Why can the entropy of an isolated system increase?

Take a room and an ice cube as an example. Let's say that the room is the isolated system. The ice will melt and the total entropy inside the room will increase. This may seem like a special case, but it's not. All what I'm really saying is that the room as whole is not at equilibrium meaning that the system is exchanging heat, etc. inside itself increasing entropy. That means that the subsystems of the whole system are increasing their entropy by exchanging heat with each other and since entropy is extensive the system as whole is increasing entropy. The cube and the room will exchange, at any infinitesimal moment, heat $Q$, so the cube will gain entropy $\frac{Q}{T_1}$, where $T_1$ is the temperature of the cube because it gained heat $Q$, and the room will lose entropy $\frac{Q}{T_2}$, where $T_2$ is the temperature of the room because it lost heat $Q$. Since $\frac{1}{T_1}>\frac{1}{T_2}$ the total change in entropy will be positive. This exchange will continue until the temperatures are equal meaning that we have reached equilibrium. If the system is at equilibrium it already has maximum entropy.  

For completeness, an information theoretical answer is needed. Entropy is, after all, defined for arbitrary physical states and does not require a notion of thermal equilibrium, temperature, etc. We need to use the general definition of entropy, which is the amount of information that you lack about the exact physical state of the system given its macroscopic specification.

If you knew everything that is to know about the system then the entropy would be zero and it would remain equal to zero at all times. In reality, you will only know a few parameters of the system and there is then ahuge amount of information that you don't know. Now, this still does not explain why the entropy should increase, because the time evolution of an isolated system is unitary (there is a one to one map between final and initial states). So, naively, you would expect that the entropy should remain constant. To see why this is not (necessarily) the case, let's focus on the free expansion experiment caried out inside a perfectly isolated box. In this thought experiment we make the rather unrealsitic assumption that there is no quantum decoherence, so that we don't smuggle in extra randomness from the environment, forcing us to address the problem instead of hiding it.
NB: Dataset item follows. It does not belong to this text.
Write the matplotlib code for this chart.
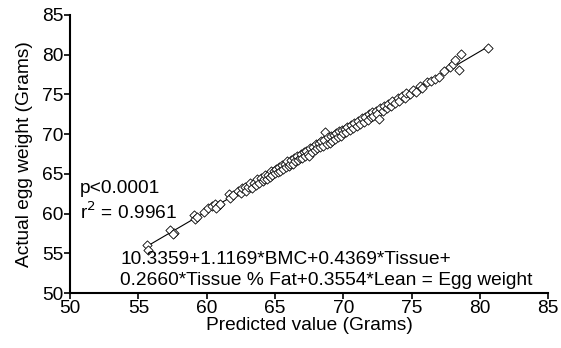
import numpy as np
import matplotlib
matplotlib.use("Agg")
import matplotlib.pyplot as plt

plt.rcParams['font.family'] = ['Liberation Sans', 'DejaVu Sans']

# Predicted value (g) and actual egg weight (g) for each egg
predicted = [
    55.6, 55.7, 57.3, 57.6, 57.5,
    59.1, 59.15, 59.3, 59.8, 60.1, 60.4, 60.6, 60.9, 60.7, 61.0, 61.6, 61.7, 61.9,
    62.3, 62.5, 62.6, 62.8, 62.9, 63.0, 63.2, 63.3, 63.5, 63.6, 63.7, 63.8, 64.0,
    64.1, 64.2, 64.3, 64.4, 64.5, 64.6, 64.7, 64.8, 64.9, 65.0, 65.1, 65.2, 65.3, 65.4,
    65.5, 65.6, 65.7, 65.8, 65.9, 66.0, 66.1, 66.2, 66.3, 66.4, 66.5, 66.6, 66.7,
    66.8, 66.9, 67.0, 67.1, 67.2, 67.3, 67.4, 67.5, 67.6, 67.7, 67.8, 67.9, 68.0,
    68.1, 68.2, 68.3, 68.4, 68.5, 68.6, 68.7, 68.8, 68.9, 69.0, 69.1, 69.2, 69.3,
    69.4, 69.5, 69.6, 69.7, 69.8, 69.9,
    70.0, 70.1, 70.2, 70.3, 70.5, 70.6, 70.7, 70.8, 71.0, 71.1, 71.2, 71.4, 71.5,
    71.6, 71.8, 71.9, 72.0, 72.1, 72.2, 72.4, 72.5, 72.6, 72.7, 72.9, 73.0, 73.2,
    73.3, 73.5, 73.6, 73.8, 74.0, 74.1, 74.3, 74.5, 74.6,
    74.9, 75.1, 75.3, 75.6, 75.8, 76.1, 76.4, 76.7, 77.0, 77.4, 77.8, 78.0, 78.2,
    78.5, 78.6, 80.6,
]
actual = [
    56.0, 55.4, 57.9, 57.6, 57.4,
    59.8, 59.3, 59.6, 60.2, 60.7, 60.9, 61.2, 61.1, 60.7, 61.2, 62.5, 62.0, 62.3,
    62.8, 62.6, 63.2, 63.4, 62.9, 63.3, 63.8, 63.2, 63.9, 63.6, 64.3, 63.8, 64.5,
    64.1, 64.3, 64.9, 64.4, 64.9, 64.6, 65.3, 64.8, 65.4, 65.1, 65.6, 65.2, 65.9, 65.4,
    66.1, 65.6, 66.3, 65.9, 66.6, 66.0, 66.3, 66.8, 66.3, 67.0, 66.6, 67.3, 66.8,
    67.0, 67.5, 67.0, 67.7, 67.2, 67.9, 67.5, 67.3, 68.2, 67.7, 68.4, 68.0, 68.7,
    68.2, 68.9, 68.4, 69.1, 68.5, 69.3, 70.3, 68.8, 69.6, 68.9, 69.8, 69.1, 69.9,
    69.4, 70.1, 69.7, 70.4, 69.8, 70.5,
    70.1, 70.7, 70.3, 70.9, 70.5, 71.2, 70.8, 71.4, 71.0, 71.7, 71.3, 72.0, 71.5,
    72.2, 71.8, 72.5, 72.1, 72.8, 72.3, 72.9, 72.5, 71.9, 73.3, 72.9, 73.5, 73.3,
    73.8, 73.6, 74.2, 73.9, 74.6, 74.2, 74.8, 74.6, 75.2,
    75.1, 75.6, 75.3, 76.1, 75.8, 76.6, 76.7, 77.0, 77.2, 77.9, 78.5, 78.8, 79.3,
    78.1, 80.1, 80.9,
]

x_ticks = [50, 55, 60, 65, 70, 75, 80, 85]
y_ticks = [50, 55, 60, 65, 70, 75, 80, 85]

FS = 13.8

fig = plt.figure(figsize=(5.61, 3.48), dpi=100)
ax = fig.add_axes([0.125, 0.158, 0.852, 0.799])

x = np.array(predicted)
y = np.array(actual)

# Least-squares fit line over the range of the predictions
slope, intercept = np.polyfit(x, y, 1)
xl = np.array([x.min(), x.max()])
ax.plot(xl, slope * xl + intercept, color='black', lw=0.8, zorder=2)

ax.scatter(x, y, marker='D', s=22, facecolor='white', edgecolor='black',
           linewidths=0.6, zorder=3)

ax.set_xlim(50, 85)
ax.set_ylim(50, 85)
ax.set_xticks(x_ticks)
ax.set_yticks(y_ticks)

for side in ('top', 'right'):
    ax.spines[side].set_visible(False)
for side in ('left', 'bottom'):
    ax.spines[side].set_linewidth(1.5)

ax.tick_params(axis='both', direction='out', length=4, width=1.2,
               labelsize=FS, pad=1)

ax.set_xlabel('Predicted value (Grams)', fontsize=FS, labelpad=0)
ax.set_ylabel('Actual egg weight (Grams)', fontsize=FS, labelpad=6)

ax.text(0.021, 0.375, 'p<0.0001', transform=ax.transAxes, fontsize=FS,
        va='center', ha='left')
ax.text(0.021, 0.292, r'r$^2$ = 0.9961', transform=ax.transAxes, fontsize=FS,
        va='center', ha='left')
ax.text(0.105, 0.12, '10.3359+1.1169*BMC+0.4369*Tissue+',
        transform=ax.transAxes, fontsize=FS, va='center', ha='left')
ax.text(0.105, 0.045, '0.2660*Tissue % Fat+0.3554*Lean = Egg weight',
        transform=ax.transAxes, fontsize=FS, va='center', ha='left')

fig.savefig('out.png', dpi=100)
So, let's assume that before the free expansion the gas can be in one of N states, and we don't know which of the N states the gas actually is in. The entropy is proportional to Log(N) which is prioportional to the number of bits you need to specify the number N. But this N does not come out of thin air, it is the number of different physical states that we cannot tell apart from what we observe. Then after the gas has expanded there are only N possible final states possible. However, there are a larger number of states that will have the same macroscopic properties as those N states. This is because the total number of physical states has increased enormously. While the gas cannot actually be in any of these additional states, the macroscopic properties of the gas would be similar. So, given only the macroscopic properties of the gas after the free expansion there are now a larger number of exact physical states compatible with it, therefore the entropy will have increased.

While Bubble gave a nice example, let me try to explain this with "Clausius inequality". (You can read this on several sources, I like the explanation from Atkins' Physical Chemistry)

Let's start with the statement: $$ |\delta w_{rev}| \geq |\delta w| \\ $$ Furthermore, for energy leaving the system as work, we can write $$ \rightarrow \delta w - \delta w_{rev} \geq 0 $$ where $\delta w_{rev}$ is the reversible work. The first law states $$ du = \delta q + \delta w = \delta q_{rev} + \delta w_{rev} $$ since the internal energy $u$ is a state function, all paths between two states (reversible or irreversible) lead to the same change in $u$. Let's use the second equation in the first law: $$ \delta w - \delta w_{rev} = \delta q_{rev} - \delta q \geq 0 $$ and therefore $$ \frac{\delta q_{rev}}{T} \geq \frac{\delta q}{T} $$ We know that the change in entropy is: $$ ds = \frac{\delta q_{rev}}{T} $$ We can use the latter equation to state: $$ ds \geq \frac{\delta q}{T} $$ There are alternative expressions for the latter equation. We can introduce a "entropy prodcution" term ($\sigma$). $$ ds = \frac{\delta q_{rev}}{T} + \delta \sigma, ~~\delta \sigma \geq 0 $$ This production accounts for all irreversible changes taking place in our system. For an isolated system, where $\delta q = 0$, it follows: $$ ds \geq 0 \,. $$